New innovation enhances information storage in electronics

Dec 30, 2013

A team of researchers from the Department of Electrical & Computer Engineering at the National University of Singapore (NUS) Faculty of Engineering has developed a new Magnetoresistive Random Access Memory (MRAM) technology that will boost information storage in electronic systems. The innovative technology will drastically increase storage space and enhance memory which will ensure that fresh data stays intact, even in the case of a power failure. The team has already filed a US provisional patent for their technology.

Led by Dr Yang Hyunsoo, the team developed a new device structure useful for the next generation MRAM chip which can potentially be applied to enhance the user experience in consumer electronics, including personal computers and mobile devices such as laptops and mobile phones. The new technology can also be applied in transportation, military and avionics systems, industrial motor control and robotics, industrial power and energy management as well as health care electronics.

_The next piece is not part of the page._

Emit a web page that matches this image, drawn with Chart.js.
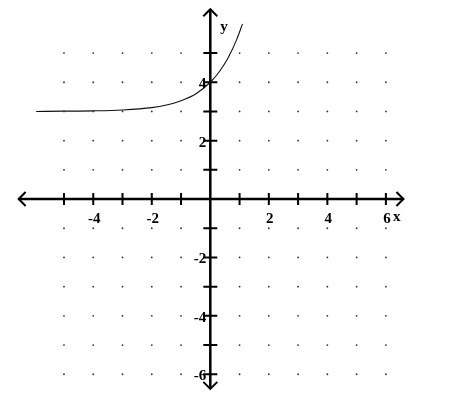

Commenting on the benefits of their chip, Dr Yang said, "From the consumer's standpoint, we will no longer need to wait for our computers or laptops to boot up. Storage space will increase, and memory will be so enhanced that there is no need to regularly hit the 'save' button as fresh data will stay intact even in the case of a power failure. Devices and equipment can now have bigger memory with no loss for at least 20 years or probably more. Currently pursued schemes with a very thin magnetic layer can only retain information for about a year."

Dr Yang added, "With the heavy reliance on our mobile phones these days, we usually need to charge them daily. Using our new technology, we may only need to charge them on a weekly basis."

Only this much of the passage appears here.